▶ _Problem requirements_
Reproduce the records below in full and word for word, excluding pictures.

*** Dataset content

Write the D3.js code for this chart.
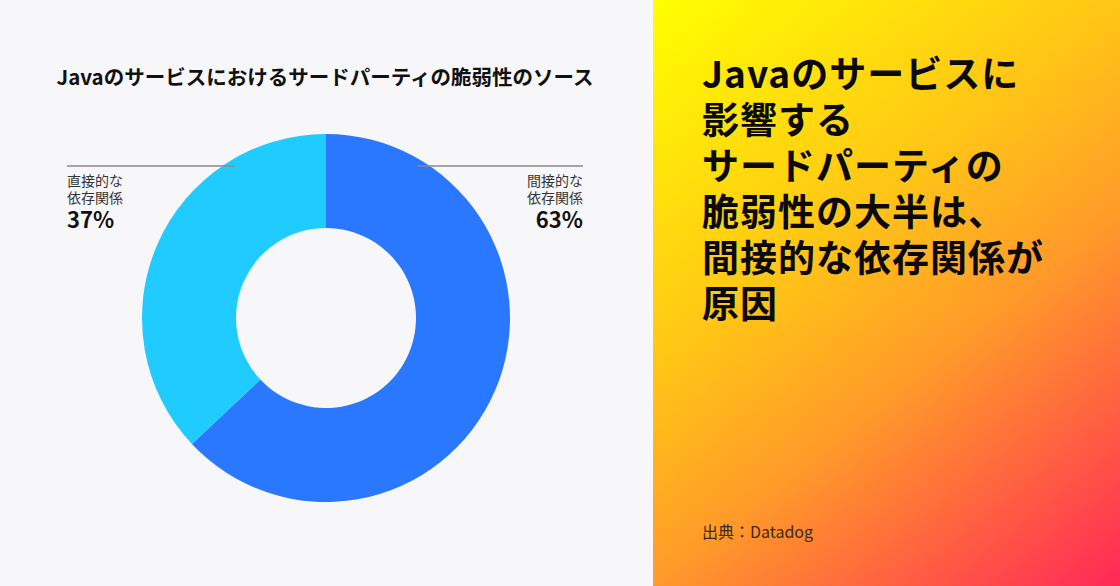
<!DOCTYPE html>
<html lang="ja">
<head>
    <meta charset="UTF-8">
    <title>Javaのサービスにおけるサードパーティの脆弱性のソース</title>
    <script src="https://cdnjs.cloudflare.com/ajax/libs/d3/7.8.4/d3.min.js"></script>
    <style>
        html, body { margin: 0; padding: 0; background: #f7f7fa; }
        svg { display: block; font-family: "Noto Sans CJK JP", "Noto Sans", sans-serif; }
    </style>
</head>
<body>
    <svg width="1120" height="586"></svg>

    <script>
        // data
        const categories = ["間接的な依存関係", "直接的な依存関係"];
        const labelLines = [["間接的な", "依存関係"], ["直接的な", "依存関係"]];
        const values = [63, 37];
        const colors = ["#2a78ff", "#1fcbff"];

        const chartTitle = "Javaのサービスにおけるサードパーティの脆弱性のソース";
        const headline = ["Javaのサービスに", "影響する", "サードパーティの", "脆弱性の大半は、", "間接的な依存関係が", "原因"];
        const source = "出典：Datadog";

        const width = 1120;
        const height = 586;
        const panelX = 653;

        const svg = d3.select("svg");

        // backgrounds
        svg.append("rect")
            .attr("width", panelX).attr("height", height)
            .attr("fill", "#f7f7fa");

        const grad = svg.append("defs").append("linearGradient")
            .attr("id", "panel")
            .attr("gradientUnits", "userSpaceOnUse")
            .attr("x1", panelX).attr("y1", 0)
            .attr("x2", width).attr("y2", height);
        grad.selectAll("stop")
            .data([[0, "#ffff00"], [0.39, "#ffc516"], [0.61, "#ff9a2a"], [1, "#ff2858"]])
            .enter().append("stop")
            .attr("offset", d => d[0])
            .attr("stop-color", d => d[1]);

        svg.append("rect")
            .attr("x", panelX).attr("width", width - panelX).attr("height", height)
            .attr("fill", "url(#panel)");

        // left chart title
        svg.append("text")
            .attr("x", 325).attr("y", 85)
            .attr("text-anchor", "middle")
            .style("font-size", "20.5px")
            .style("font-weight", 700)
            .attr("fill", "#111")
            .text(chartTitle);

        // donut
        const cx = 326, cy = 318;
        const pie = d3.pie().sort(null).value(d => d);
        const arc = d3.arc().innerRadius(90).outerRadius(184);

        const g = svg.append("g").attr("transform", `translate(${cx},${cy})`);
        g.selectAll("path")
            .data(pie(values))
            .enter().append("path")
            .attr("d", arc)
            .attr("fill", (d, i) => colors[i]);

        // labels: right side for first slice, left side for second
        const labelPos = [
            { x: 583, lineX: 417, anchor: "end" },
            { x: 67, lineX: 235, anchor: "start" }
        ];

        const lab = svg.selectAll("g.label")
            .data(categories)
            .enter().append("g")
            .attr("class", "label");

        lab.append("line")
            .attr("x1", (d, i) => labelPos[i].x)
            .attr("x2", (d, i) => labelPos[i].lineX)
            .attr("y1", 166).attr("y2", 166)
            .attr("stroke", "#8a8a8e")
            .attr("stroke-width", 1.5);

        // one text block per label: two name lines and the value
        lab.each(function(d, i) {
            const t = d3.select(this).append("text")
                .attr("x", labelPos[i].x)
                .attr("y", 186)
                .attr("text-anchor", labelPos[i].anchor);
            labelLines[i].forEach((s, j) => {
                t.append("tspan")
                    .attr("x", labelPos[i].x)
                    .attr("y", 186 + j * 17)
                    .style("font-size", "14px")
                    .attr("fill", "#333")
                    .text(s);
            });
            t.append("tspan")
                .attr("x", labelPos[i].x)
                .attr("y", 228)
                .style("font-size", "22px")
                .style("font-weight", 700)
                .attr("fill", "#111")
                .text(values[i] + "%");
        });

        // right panel headline
        const head = svg.append("text")
            .attr("x", 702).attr("y", 88)
            .style("font-size", "37px")
            .style("font-weight", 700)
            .style("letter-spacing", "1px")
            .attr("fill", "#0a0a0a");
        head.selectAll("tspan")
            .data(headline)
            .enter().append("tspan")
            .attr("x", 702)
            .attr("y", (d, i) => 88 + i * 46)
            .text(d => d);

        svg.append("text")
            .attr("x", 702).attr("y", 538)
            .style("font-size", "16px")
            .attr("fill", "#3a2a1a")
            .text(source);
    </script>
</body>
</html>
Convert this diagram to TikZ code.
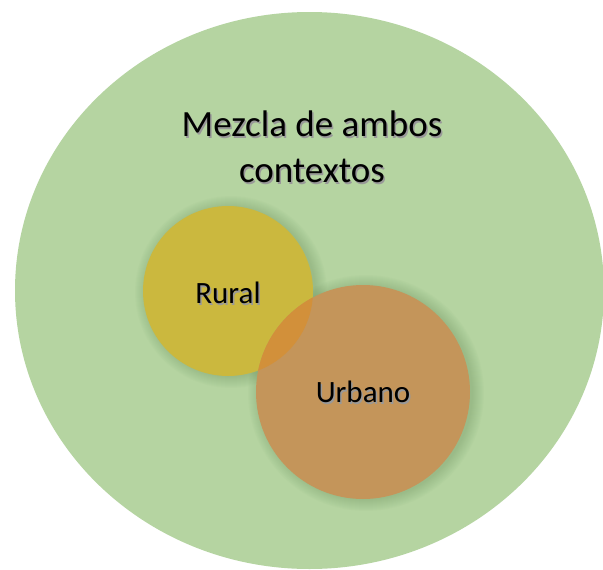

******

▶ _Right answer_
Write the D3.js code for this chart.
<!DOCTYPE html>
<html lang="ja">
<head>
    <meta charset="UTF-8">
    <title>Javaのサービスにおけるサードパーティの脆弱性のソース</title>
    <script src="https://cdnjs.cloudflare.com/ajax/libs/d3/7.8.4/d3.min.js"></script>
    <style>
        html, body { margin: 0; padding: 0; background: #f7f7fa; }
        svg { display: block; font-family: "Noto Sans CJK JP", "Noto Sans", sans-serif; }
    </style>
</head>
<body>
    <svg width="1120" height="586"></svg>

    <script>
        // data
        const categories = ["間接的な依存関係", "直接的な依存関係"];
        const labelLines = [["間接的な", "依存関係"], ["直接的な", "依存関係"]];
        const values = [63, 37];
        const colors = ["#2a78ff", "#1fcbff"];

        const chartTitle = "Javaのサービスにおけるサードパーティの脆弱性のソース";
        const headline = ["Javaのサービスに", "影響する", "サードパーティの", "脆弱性の大半は、", "間接的な依存関係が", "原因"];
        const source = "出典：Datadog";

        const width = 1120;
        const height = 586;
        const panelX = 653;

        const svg = d3.select("svg");

        // backgrounds
        svg.append("rect")
            .attr("width", panelX).attr("height", height)
            .attr("fill", "#f7f7fa");

        const grad = svg.append("defs").append("linearGradient")
            .attr("id", "panel")
            .attr("gradientUnits", "userSpaceOnUse")
            .attr("x1", panelX).attr("y1", 0)
            .attr("x2", width).attr("y2", height);
        grad.selectAll("stop")
            .data([[0, "#ffff00"], [0.39, "#ffc516"], [0.61, "#ff9a2a"], [1, "#ff2858"]])
            .enter().append("stop")
            .attr("offset", d => d[0])
            .attr("stop-color", d => d[1]);

        svg.append("rect")
            .attr("x", panelX).attr("width", width - panelX).attr("height", height)
            .attr("fill", "url(#panel)");

        // left chart title
        svg.append("text")
            .attr("x", 325).attr("y", 85)
            .attr("text-anchor", "middle")
            .style("font-size", "20.5px")
            .style("font-weight", 700)
            .attr("fill", "#111")
            .text(chartTitle);

        // donut
        const cx = 326, cy = 318;
        const pie = d3.pie().sort(null).value(d => d);
        const arc = d3.arc().innerRadius(90).outerRadius(184);

        const g = svg.append("g").attr("transform", `translate(${cx},${cy})`);
        g.selectAll("path")
            .data(pie(values))
            .enter().append("path")
            .attr("d", arc)
            .attr("fill", (d, i) => colors[i]);

        // labels: right side for first slice, left side for second
        const labelPos = [
            { x: 583, lineX: 417, anchor: "end" },
            { x: 67, lineX: 235, anchor: "start" }
        ];

        const lab = svg.selectAll("g.label")
            .data(categories)
            .enter().append("g")
            .attr("class", "label");

        lab.append("line")
            .attr("x1", (d, i) => labelPos[i].x)
            .attr("x2", (d, i) => labelPos[i].lineX)
            .attr("y1", 166).attr("y2", 166)
            .attr("stroke", "#8a8a8e")
            .attr("stroke-width", 1.5);

        // one text block per label: two name lines and the value
        lab.each(function(d, i) {
            const t = d3.select(this).append("text")
                .attr("x", labelPos[i].x)
                .attr("y", 186)
                .attr("text-anchor", labelPos[i].anchor);
            labelLines[i].forEach((s, j) => {
                t.append("tspan")
                    .attr("x", labelPos[i].x)
                    .attr("y", 186 + j * 17)
                    .style("font-size", "14px")
                    .attr("fill", "#333")
                    .text(s);
            });
            t.append("tspan")
                .attr("x", labelPos[i].x)
                .attr("y", 228)
                .style("font-size", "22px")
                .style("font-weight", 700)
                .attr("fill", "#111")
                .text(values[i] + "%");
        });

        // right panel headline
        const head = svg.append("text")
            .attr("x", 702).attr("y", 88)
            .style("font-size", "37px")
            .style("font-weight", 700)
            .style("letter-spacing", "1px")
            .attr("fill", "#0a0a0a");
        head.selectAll("tspan")
            .data(headline)
            .enter().append("tspan")
            .attr("x", 702)
            .attr("y", (d, i) => 88 + i * 46)
            .text(d => d);

        svg.append("text")
            .attr("x", 702).attr("y", 538)
            .style("font-size", "16px")
            .attr("fill", "#3a2a1a")
            .text(source);
    </script>
</body>
</html>
Convert this diagram to TikZ code.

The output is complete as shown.